Conversely, we have seen Archer's ship sport USS in a set of records pertaining to her operating era. There is zero in-universe reason to disbelieve in that information, as absolutely nothing contradicts it.

- USS is a common prefix for military-exploration spacecraft in Star Trek, before and after ENT.

No.
 
I'm curious about this as well. There was nothing in STB about the Franklin ITSELF being a MACO ship (indeed, since the MACOS are ground forces, the concept of a "MACO ship" would seem to be a contradiction). Only that Balthazar Edison himself was a former MACO who received command of the ship.

It seems many of the people who served in the wars with him went on to be shipmates.

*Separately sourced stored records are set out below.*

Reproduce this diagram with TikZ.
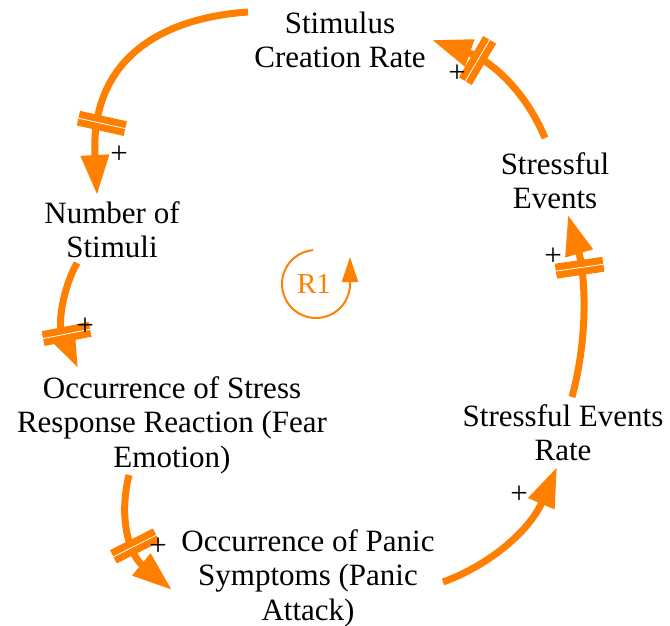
\documentclass[tikz,border=0pt]{standalone}
\usepackage{fontspec}
\setmainfont{Liberation Serif}
\usetikzlibrary{arrows.meta,decorations.markings}
\definecolor{loopor}{RGB}{255,128,0}
\begin{document}
\begin{tikzpicture}[x=1pt,y=-1pt,
  var/.style={font=\fontsize{31}{34.5}\selectfont, align=center, inner sep=0pt, text=black},
  pol/.style={font=\fontsize{31}{34.5}\selectfont, inner sep=0pt, text=black},
  link/.style={draw=loopor, line width=7pt, -{Triangle[length=40pt,width=27pt]}},
  delaymark/.style={postaction={-, decorate, decoration={markings,
      mark=at position #1 with {
        \fill[loopor] (-7.5pt,-24pt) rectangle (7.5pt,24pt);
        \draw[white, line width=0.8pt] (0pt,-24pt) -- (0pt,24pt);}}}},
  looplabel/.style={font=\fontsize{29}{34}\selectfont, text=loopor, inner sep=0pt}
]
\useasboundingbox (0,0) rectangle (670,626);

% variables
\node[var] (sc)  at (340,40)    {Stimulus\\Creation Rate};
\node[var] (ns)  at (112,229.5) {Number of\\Stimuli};
\node[var] (osr) at (172,425)   {Occurrence of Stress\\Response Reaction (Fear\\Emotion)};
\node[var] (ops) at (308,578)   {Occurrence of Panic\\Symptoms (Panic\\Attack)};
\node[var] (ser) at (563,432.5) {Stressful Events\\Rate};
\node[var] (se)  at (555,180.5) {Stressful\\Events};

% loop marker
\node[looplabel] (r1) at (314,284) {R1};
\draw[loopor, line width=2pt, -{Triangle[length=25pt,width=16pt]}]
  ([shift={(2,0)}]r1.center) ++(95:34pt) arc[start angle=95, end angle=360, radius=34pt] -- ++(0pt,27pt);

% links
\draw[link, delaymark=-72pt] ([shift={(-92,-28)}]sc.center)
  .. controls (160,18) and (90,60) .. ([shift={(-15,-34.5)}]ns.center);
\draw[link, delaymark=-36pt] ([shift={(-35,33.5)}]ns.center)
  .. controls (62,290) and (58,325) .. ([shift={(-94,-57)}]osr.center);
\draw[link, delaymark=-58pt] ([shift={(-43,50)}]osr.center)
  .. controls (118,520) and (130,555) .. ([shift={(-136,12)}]ops.center);
\draw[link] ([shift={(135,4)}]ops.center)
  .. controls (490,565) and (530,530) .. ([shift={(-6,34.5)}]ser.center);
\draw[link, delaymark=-54pt] ([shift={(9,-35.5)}]ser.center)
  .. controls (590,330) and (584,270) .. ([shift={(13,34.5)}]se.center);
\draw[link, delaymark=-50pt] ([shift={(-10,-42.5)}]se.center)
  .. controls (525,90) and (490,60) .. ([shift={(92,0)}]sc.center);

% polarities
\node[pol] (p1) at (119,155) {+};
\node[pol] (p2) at (85,327)  {+};
\node[pol] (p3) at (158,547) {+};
\node[pol] (p4) at (519,495) {+};
\node[pol] (p5) at (553,257) {+};
\node[pol] (p6) at (457,74)  {+};
\end{tikzpicture}
\end{document}
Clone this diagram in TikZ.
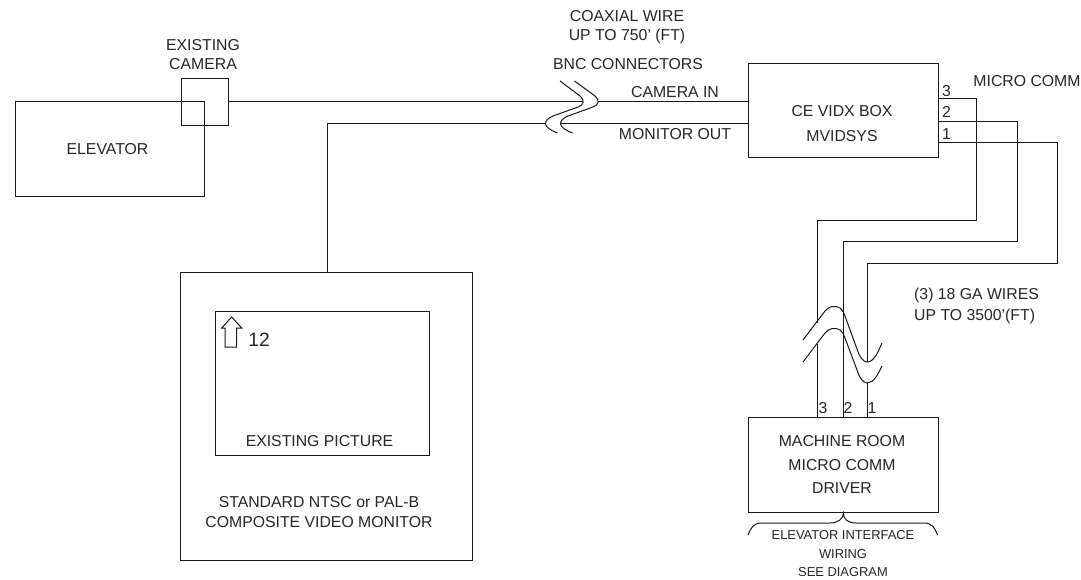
\documentclass[tikz,border=0pt]{standalone}
\usepackage{fontspec}
\setmainfont{Liberation Sans}
\tikzset{
  ln/.style={draw=black!90,line width=1pt},
  lbl/.style={inner sep=0pt,align=center,font=\fontsize{15.8}{19}\selectfont,text=black!85},
  sm/.style={inner sep=0pt,align=center,font=\fontsize{12.9}{18.5}\selectfont,text=black!85},
  boxn/.style={ln,inner sep=0pt,anchor=north west}
}
\begin{document}
\begin{tikzpicture}[x=1pt,y=-1pt]
\useasboundingbox (0,0) rectangle (1081,579);
\node[boxn,minimum width=189.5pt,minimum height=95pt] (elev) at (14.7,101) {};
\node[boxn,minimum width=47.5pt,minimum height=47.3pt] (cam) at (180.7,77.7) {};
\node[boxn,minimum width=190pt,minimum height=94.2pt] (ce) at (748,62.6) {};
\node[boxn,minimum width=292pt,minimum height=288pt] (mon) at (180,272) {};
\node[boxn,minimum width=214pt,minimum height=144pt] (pic) at (215,311) {};
\node[boxn,minimum width=190pt,minimum height=95pt] (mr) at (748,417) {};
\node[lbl] (t1) at (107.5,149) {ELEVATOR};
\node[lbl] (t2) at (203,54.5) {EXISTING\\CAMERA};
\node[lbl] (t3) at (627,27.5) {COAXIAL WIRE\\UP TO 750' (FT)};
\node[lbl] (t4) at (628,64) {BNC CONNECTORS};
\node[lbl] (t5) at (675,92) {CAMERA IN};
\node[lbl] (t6) at (675,134) {MONITOR OUT};
\node[lbl,font=\fontsize{15.8}{25}\selectfont] (t7) at (842,123.5) {CE VIDX BOX\\MVIDSYS};
\node[lbl] (t8) at (1027,81) {MICRO COMM};
\node[lbl,align=left,anchor=west,font=\fontsize{15.8}{21.5}\selectfont] (t9) at (914,306) {(3) 18 GA WIRES\\UP TO 3500'(FT)};
\node[lbl] (t10) at (319.5,441) {EXISTING PICTURE};
\node[lbl,font=\fontsize{15.8}{20}\selectfont] (t11) at (319,512) {STANDARD NTSC or PAL-B\\COMPOSITE VIDEO MONITOR};
\node[lbl,font=\fontsize{19.3}{20}\selectfont] (t12) at (259,340) {12};
\node[lbl,font=\fontsize{15.8}{23.5}\selectfont] (t13) at (842,464.5) {MACHINE ROOM\\MICRO COMM\\DRIVER};
\node[sm] (t14) at (843,554) {ELEVATOR INTERFACE\\WIRING\\SEE DIAGRAM};
\node[lbl] (n3) at (946.5,91) {3};
\node[lbl] (n2) at (946.5,112) {2};
\node[lbl] (n1) at (946.5,134) {1};
\node[lbl] (m3) at (823,408) {3};
\node[lbl] (m2) at (848,408) {2};
\node[lbl] (m1) at (872,408) {1};
% arrow icon
\draw[ln] (225,347) -- (225,328) -- (221.7,328) -- (231.7,317) -- (241.7,328) -- (236.7,328) -- (236.7,347) -- cycle;
% coax
\coordinate (c1) at (228,101);
\coordinate (c2) at (583,101);
\coordinate (c3) at (598,101);
\coordinate (c4) at (327,123.5);
\coordinate (c5) at (545.5,123.5);
\coordinate (c6) at (560.5,123.5);
\draw[ln] (cam.east|-c1) -- (c2);
\draw[ln] (c3) -- (ce.west|-c3);
\draw[ln] (c6) -- (ce.west|-c6);
\draw[ln] (mon.north-|c4) -- (c4) -- (c5);
\draw[ln] (560,81) -- (580,96) .. controls (585,100) and (584,105) .. (578,107) -- (553,116) .. controls (548,118) and (545.5,121) .. (545.5,123.5) .. controls (545.5,127) and (550,130) .. (557.5,133);
\draw[ln] (574.5,81) -- (595,96) .. controls (600,100) and (599,105) .. (593,107) -- (568,116) .. controls (563,118) and (560.5,121) .. (560.5,123.5) .. controls (560.5,127) and (565,130) .. (572.5,133);
% wires
\coordinate (w3a) at (976.7,98.5);
\coordinate (w3b) at (817,220);
\coordinate (w3c) at (817,323);
\coordinate (w3d) at (817,344);
\coordinate (w2a) at (1017,121);
\coordinate (w2b) at (843,241);
\coordinate (w1a) at (1057.7,142.3);
\coordinate (w1b) at (867,263);
\coordinate (w1c) at (867,362);
\coordinate (w1d) at (867,383);
\draw[ln] (ce.east|-w3a) -- (w3a) -- (w3a|-w3b) -- (w3b) -- (w3c);
\draw[ln] (ce.east|-w2a) -- (w2a) -- (w2a|-w2b) -- (w2b) -- (w2b|-mr.north);
\draw[ln] (ce.east|-w1a) -- (w1a) -- (w1a|-w1b) -- (w1b) -- (w1c);
\draw[ln] (w3d) -- (w3d|-mr.north);
\draw[ln] (w1d) -- (w1d|-mr.north);
% lower break
\draw[ln] (803,340) -- (825,311) .. controls (829,306) and (835,305) .. (840,308) .. controls (843,310) and (844,313) .. (845,316) -- (857,349) .. controls (859,356) and (863,362) .. (867,362) .. controls (874,362) and (878,352) .. (882,343);
\draw[ln] (803,362) -- (825,333) .. controls (829,328) and (835,327) .. (840,330) .. controls (843,332) and (844,335) .. (845,338) -- (857,370) .. controls (859,377) and (863,383) .. (867,383) .. controls (874,383) and (878,374) .. (882,366);
% brace
\draw[ln] (748,535) .. controls (751,528) and (753,523) .. (762,523) -- (830,523) .. controls (838,523) and (843,519) .. (mr.south) .. controls (843,519) and (848,523) .. (856,523) -- (924,523) .. controls (932,523) and (935,528) .. (937.5,535);
\end{tikzpicture}
\end{document}
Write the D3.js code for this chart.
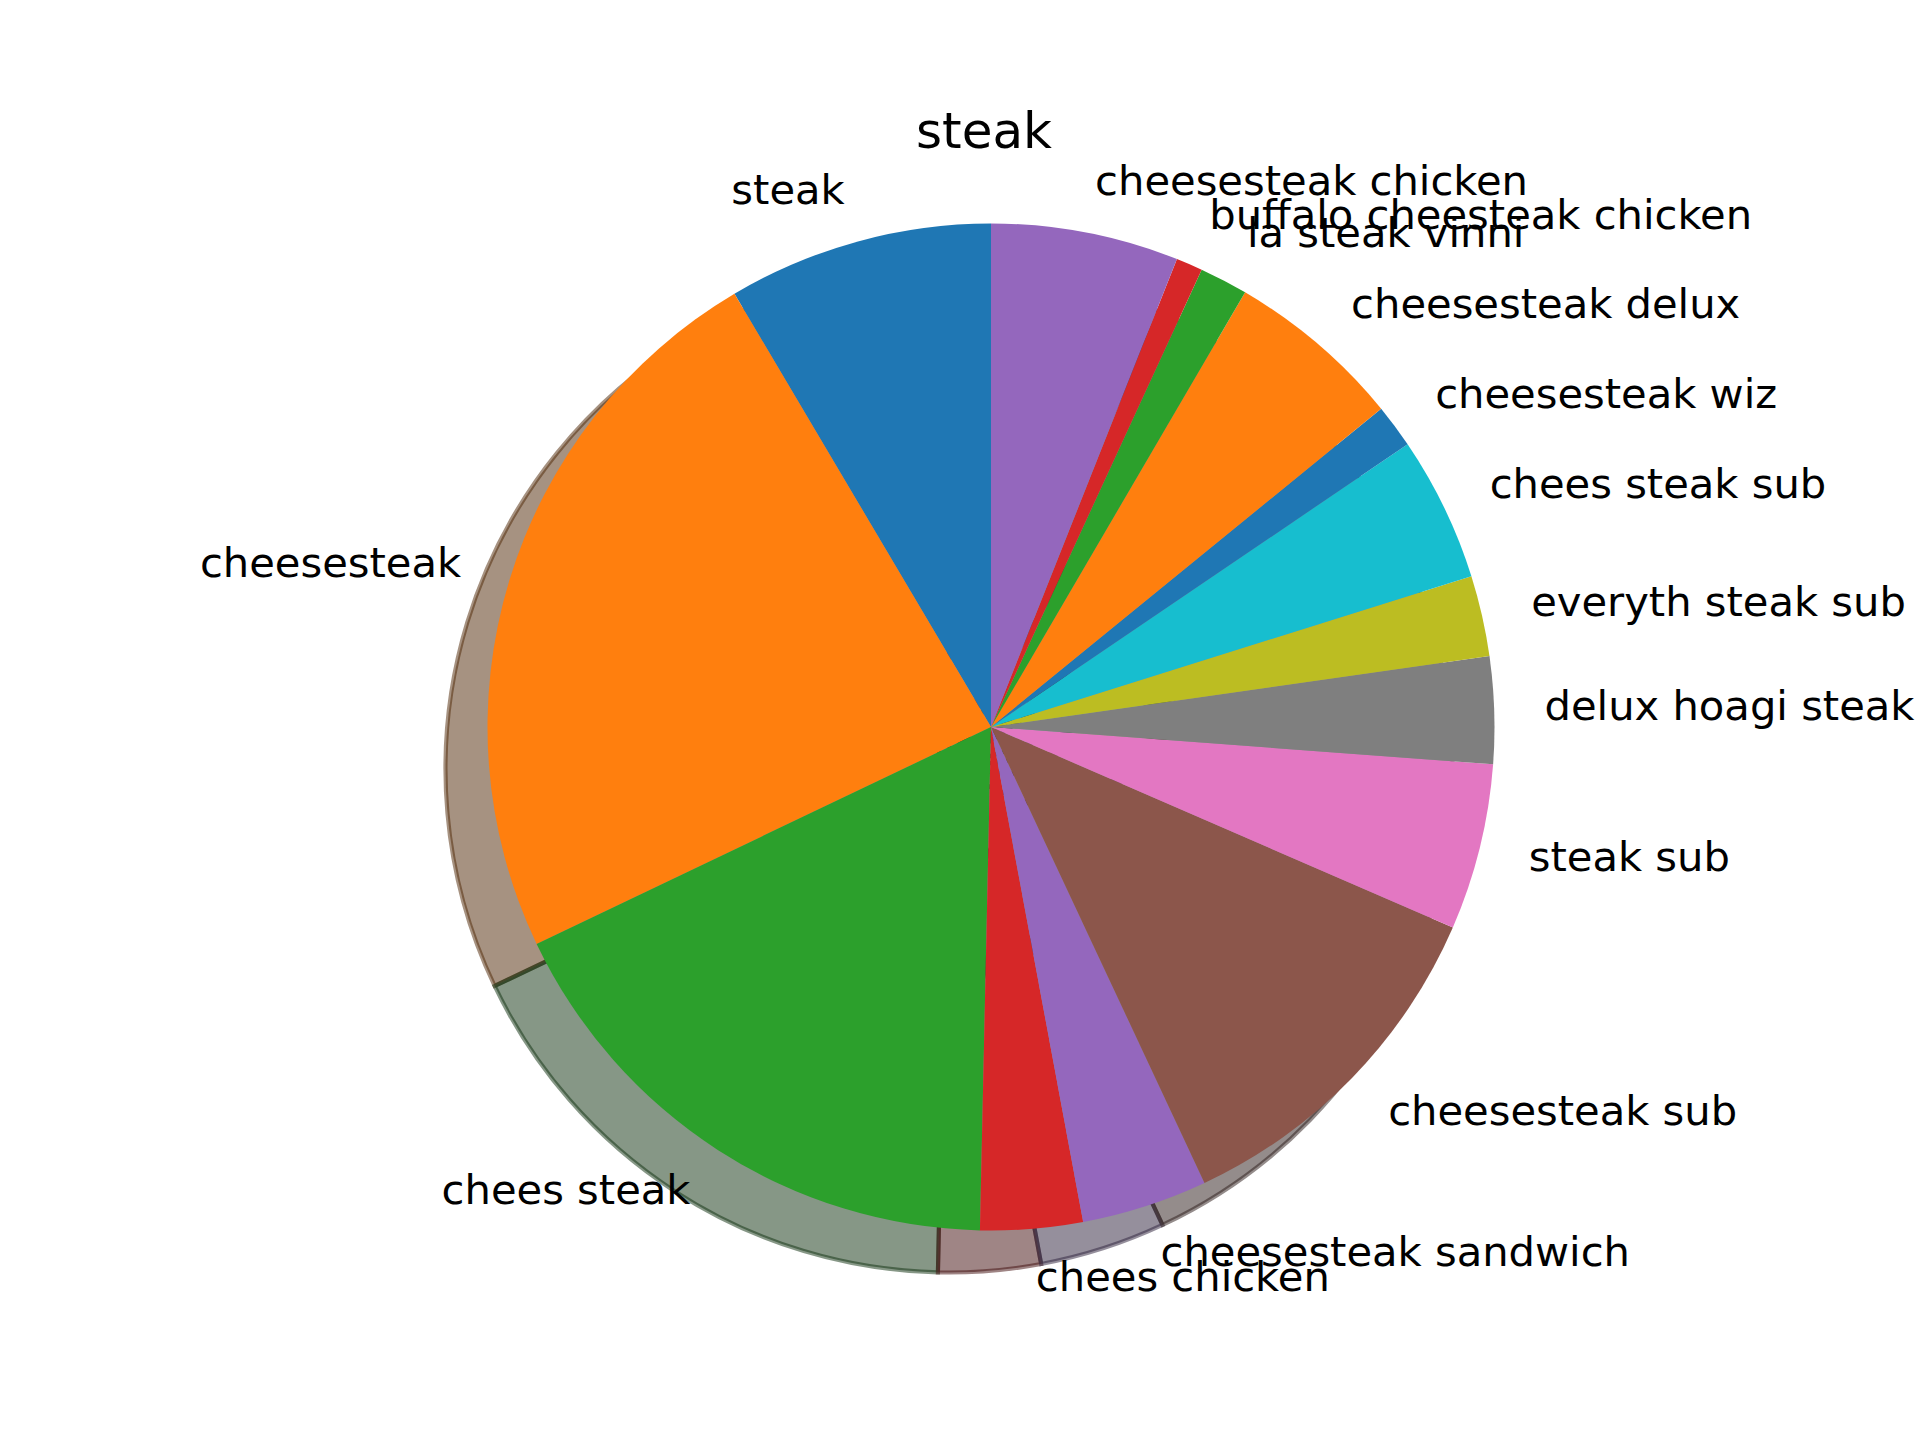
<!DOCTYPE html>
<html>
<head>
<meta charset="utf-8">
<script src="https://cdn.jsdelivr.net/npm/d3@7"></script>
<style>
  html, body { margin: 0; padding: 0; background: #ffffff; }
  svg { display: block; }
</style>
</head>
<body>
<div id="chart"></div>
<script>
// ---- data (share of total, %) ----
const titleText = "steak";
const categories = [
  "steak", "cheesesteak", "chees steak", "chees chicken", "cheesesteak sandwich",
  "cheesesteak sub", "steak sub", "delux hoagi steak", "everyth steak sub",
  "chees steak sub", "cheesesteak wiz", "cheesesteak delux", "la steak vinni",
  "buffalo cheesteak chicken", "cheesesteak chicken"
];
const values = [
  8.51, 23.58, 17.56, 3.28, 4.04,
  11.51, 5.34, 3.43, 2.59,
  4.65, 1.40, 5.69, 1.55,
  0.85, 6.02
];
const palette = ["#1f77b4", "#ff7f0e", "#2ca02c", "#d62728", "#9467bd",
                 "#8c564b", "#e377c2", "#7f7f7f", "#bcbd22", "#17becf"];

// ---- layout ----
const W = 1920, H = 1440;
const cx = 991, cy = 727, R = 503.5;
const shadowOff = 42;
const labelFont = 41.67, titleFont = 50;

const svg = d3.select("#chart").append("svg")
  .attr("width", W).attr("height", H)
  .attr("viewBox", `0 0 ${W} ${H}`);
svg.append("rect").attr("width", W).attr("height", H).attr("fill", "#ffffff");

const data = categories.map((c, i) => ({ name: c, value: values[i], color: palette[i % palette.length] }));

// counter-clockwise from 12 o'clock (matplotlib startangle=90)
const pie = d3.pie().value(d => d.value).sort(null).startAngle(0).endAngle(-2 * Math.PI);
const arcs = pie(data);
const arc = d3.arc().innerRadius(0).outerRadius(R);
const labelArc = d3.arc().innerRadius(R * 1.1).outerRadius(R * 1.1);

// shadows
const gShadow = svg.append("g").attr("transform", `translate(${cx - shadowOff},${cy + shadowOff})`);
gShadow.selectAll("path").data(arcs).enter().append("path")
  .attr("d", arc)
  .each(function(d) {
    const c = d3.rgb(d.data.color);
    const s = d3.rgb(c.r * 0.3, c.g * 0.3, c.b * 0.3).formatHex();
    d3.select(this)
      .attr("fill", s).attr("fill-opacity", 0.5)
      .attr("stroke", s).attr("stroke-opacity", 0.5)
      .attr("stroke-width", 4.17).attr("stroke-linejoin", "miter");
  });

// wedges
const gPie = svg.append("g").attr("transform", `translate(${cx},${cy})`);
gPie.selectAll("path").data(arcs).enter().append("path")
  .attr("d", arc)
  .attr("fill", d => d.data.color);

// labels
const gLab = svg.append("g").attr("transform", `translate(${cx},${cy})`);
gLab.selectAll("text").data(arcs).enter().append("text")
  .attr("x", d => labelArc.centroid(d)[0])
  .attr("y", d => labelArc.centroid(d)[1] + 0.276 * labelFont)
  .attr("text-anchor", d => labelArc.centroid(d)[0] > 0 ? "start" : "end")
  .attr("font-family", "DejaVu Sans")
  .attr("font-size", labelFont)
  .attr("fill", "#000000")
  .text(d => d.data.name);

// title
svg.append("text")
  .attr("x", 984).attr("y", 147.8)
  .attr("text-anchor", "middle")
  .attr("font-family", "DejaVu Sans")
  .attr("font-size", titleFont)
  .attr("fill", "#000000")
  .text(titleText);
</script>
</body>
</html>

As for the Franklin being a MACO ship, I was watching Beyond a couple of days ago, and the mission patches (as well as all other ship insignia's) had the little MACO star on the delta rather than the larger Starfleet one.

https://vignette1.wikia.nocookie.ne...8b/MACO.jpg/revision/latest?cb=20060817001253

https://vignette2.wikia.nocookie.ne...ision/latest?cb=20161007105600&path-prefix=en

http://memory-alpha.wikia.com/wiki/USS_Franklin
 

Yes. :p

http://vignette1.wikia.nocookie.net...ision/latest?cb=20061122032434&path-prefix=en

As for the Franklin being a MACO ship, I was watching Beyond a couple of days ago, and the mission patches (as well as all other ship insignia's) had the little MACO star on the delta rather than the larger Starfleet one.

Intriguing. Although lamentably we don't have a point of comparison in the form of a "real Starfleet" star from that era. Perhaps Starfleet started out with small stars? After all, the symbols in Beyond postdate the disbanding of MACO.